▶ [The problem] Only the lines from the start of the data through the line containing "b_after180 = [0.31, 0.44, 0.66]" should be written out, exactly as they are, with both ends included and the pictures left out.

==*==

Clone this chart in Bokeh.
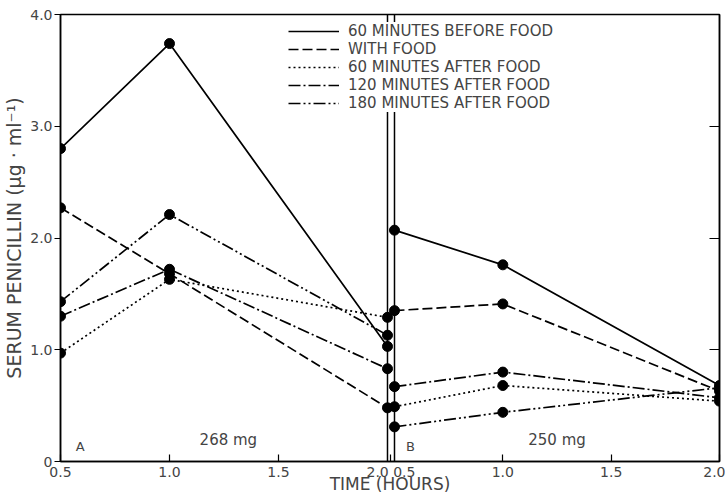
from bokeh.plotting import figure
from bokeh.models import Range1d, LinearAxis, FixedTicker, Span, Label, Legend, LegendItem
from bokeh.embed import file_html
from bokeh.resources import INLINE

# ---- data ----
times = [0.5, 1.0, 2.0]
series_labels = [
    "60 MINUTES BEFORE FOOD",
    "WITH FOOD",
    "60 MINUTES AFTER FOOD",
    "120 MINUTES AFTER FOOD",
    "180 MINUTES AFTER FOOD",
]
# Panel A (268 mg)
a_before = [2.80, 3.74, 1.03]
a_with = [2.27, 1.68, 0.48]
a_after60 = [0.97, 1.63, 1.29]
a_after120 = [1.30, 1.72, 0.83]
a_after180 = [1.43, 2.21, 1.13]
# Panel B (250 mg)
b_before = [2.07, 1.76, 0.68]
b_with = [1.35, 1.41, 0.63]
b_after60 = [0.49, 0.68, 0.54]
b_after120 = [0.67, 0.80, 0.57]
b_after180 = [0.31, 0.44, 0.66]

x_ticks = [0.5, 1.0, 1.5, 2.0]
y_ticks = [0, 1, 2, 3, 4]
y_tick_labels = ["0", "1.0", "2.0", "3.0", "4.0"]

panel_a_series = [a_before, a_with, a_after60, a_after120, a_after180]
panel_b_series = [b_before, b_with, b_after60, b_after120, b_after180]
dashes = ["solid", "10 4", "2 3", "12 3 2 3", "12 3 2 3 2 3"]

FONT = "DejaVu Sans"

xa = Range1d(0.5, 3.523)
xb = Range1d(-1.0415, 2.0)

p = figure(width=725, height=496, x_range=xa, y_range=Range1d(0, 4.0),
           output_backend="svg", toolbar_location=None,
           min_border_left=60, min_border_right=6, min_border_top=14, min_border_bottom=34)
p.extra_x_ranges = {"B": xb}
p.grid.visible = False
p.outline_line_color = "black"
p.outline_line_width = 1.5
p.background_fill_color = "white"
p.border_fill_color = "white"


def b_to_a(v):
    return xa.start + (v - xb.start) * (xa.end - xa.start) / (xb.end - xb.start)


# x axis: panel A ticks + panel B ticks mapped through the ranges
gap_tick = round((2.0 + b_to_a(0.5)) / 2, 6)
tick_pos = [x_ticks[0], x_ticks[1], x_ticks[2], gap_tick] + [round(b_to_a(v), 6) for v in x_ticks[1:3]] + [round(b_to_a(x_ticks[3]) - 1e-6, 6)]
tick_txt = ["0.5", "1.0", "1.5", "2.0 0.5", "1.0", "1.5", "2.0"]
xax = p.xaxis[0]
xax.ticker = FixedTicker(ticks=tick_pos)
xax.major_label_overrides = {t: s for t, s in zip(tick_pos, tick_txt)}
xax.major_tick_in = 7
xax.major_tick_out = 0
xax.minor_tick_line_color = None
xax.major_label_standoff = 2
xax.axis_label = "TIME (HOURS)"
xax.axis_label_standoff = -9
xax.axis_label_text_font = FONT
xax.axis_label_text_font_style = "normal"
xax.axis_label_text_font_size = "17px"
xax.major_label_text_font = FONT
xax.major_label_text_font_size = "14px"
xax.axis_line_width = 1.5
xax.major_tick_line_width = 1.2

yax = p.yaxis[0]
yax.ticker = FixedTicker(ticks=y_ticks)
yax.major_label_overrides = {t: s for t, s in zip(y_ticks, y_tick_labels)}
yax.major_tick_in = 0
yax.major_tick_out = 6
yax.minor_tick_line_color = None
yax.major_label_standoff = 2
yax.axis_label = "SERUM PENICILLIN (\u03bcg \u00b7 ml\u207b\u00b9)"
yax.axis_label_standoff = 2
yax.axis_label_text_font = FONT
yax.axis_label_text_font_style = "normal"
yax.axis_label_text_font_size = "19px"
yax.major_label_text_font = FONT
yax.major_label_text_font_size = "14px"
yax.axis_line_width = 1.5
yax.major_tick_line_width = 1.2

rax = LinearAxis(ticker=FixedTicker(ticks=y_ticks[1:4]), major_tick_in=10, major_tick_out=0,
                 minor_tick_line_color=None, major_label_text_font_size="1px",
                 major_label_text_color=None,
                 major_label_standoff=0, axis_line_width=1.5, major_tick_line_width=1.2)
p.add_layout(rax, "right")

# gap spines between the two panels
p.add_layout(Span(location=x_ticks[-1], dimension="height", line_color="black", line_width=1.5))
p.add_layout(Span(location=x_ticks[0], dimension="height", x_range_name="B",
                  line_color="black", line_width=1.5))

items = []
for ys, dash, lab in zip(panel_a_series, dashes, series_labels):
    r = p.line(times, ys, line_color="black", line_width=1.7, line_dash=dash)
    p.scatter(times, ys, size=10, color="black")
    items.append(LegendItem(label=lab, renderers=[r]))
for ys, dash in zip(panel_b_series, dashes):
    p.line(times, ys, line_color="black", line_width=1.7, line_dash=dash, x_range_name="B")
    p.scatter(times, ys, size=10, color="black", x_range_name="B")

# panel labels
p.add_layout(Label(x=0.59, y=0.13, text="A", text_font=FONT, text_font_size="13px",
                   text_align="center", text_baseline="middle"))
p.add_layout(Label(x=1.27, y=0.19, text="268 mg", text_font=FONT, text_font_size="15px",
                   text_align="center", text_baseline="middle"))
p.add_layout(Label(x=0.574, y=0.13, text="B", x_range_name="B", text_font=FONT,
                   text_font_size="13px", text_align="center", text_baseline="middle"))
p.add_layout(Label(x=1.25, y=0.19, text="250 mg", x_range_name="B", text_font=FONT,
                   text_font_size="15px", text_align="center", text_baseline="middle"))

legend = Legend(items=items, location=(228, 349), orientation="vertical",
                background_fill_color="white", background_fill_alpha=1.0,
                border_line_color=None, padding=4, margin=0, spacing=0,
                glyph_width=51, glyph_height=16, label_height=16, label_standoff=9,
                label_text_font=FONT, label_text_font_size="15px")
p.add_layout(legend)

open("out.html", "w").write(file_html(p, INLINE))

==*==

▶ [Result]
Clone this chart in Bokeh.
from bokeh.plotting import figure
from bokeh.models import Range1d, LinearAxis, FixedTicker, Span, Label, Legend, LegendItem
from bokeh.embed import file_html
from bokeh.resources import INLINE

# ---- data ----
times = [0.5, 1.0, 2.0]
series_labels = [
    "60 MINUTES BEFORE FOOD",
    "WITH FOOD",
    "60 MINUTES AFTER FOOD",
    "120 MINUTES AFTER FOOD",
    "180 MINUTES AFTER FOOD",
]
# Panel A (268 mg)
a_before = [2.80, 3.74, 1.03]
a_with = [2.27, 1.68, 0.48]
a_after60 = [0.97, 1.63, 1.29]
a_after120 = [1.30, 1.72, 0.83]
a_after180 = [1.43, 2.21, 1.13]
# Panel B (250 mg)
b_before = [2.07, 1.76, 0.68]
b_with = [1.35, 1.41, 0.63]
b_after60 = [0.49, 0.68, 0.54]
b_after120 = [0.67, 0.80, 0.57]
b_after180 = [0.31, 0.44, 0.66]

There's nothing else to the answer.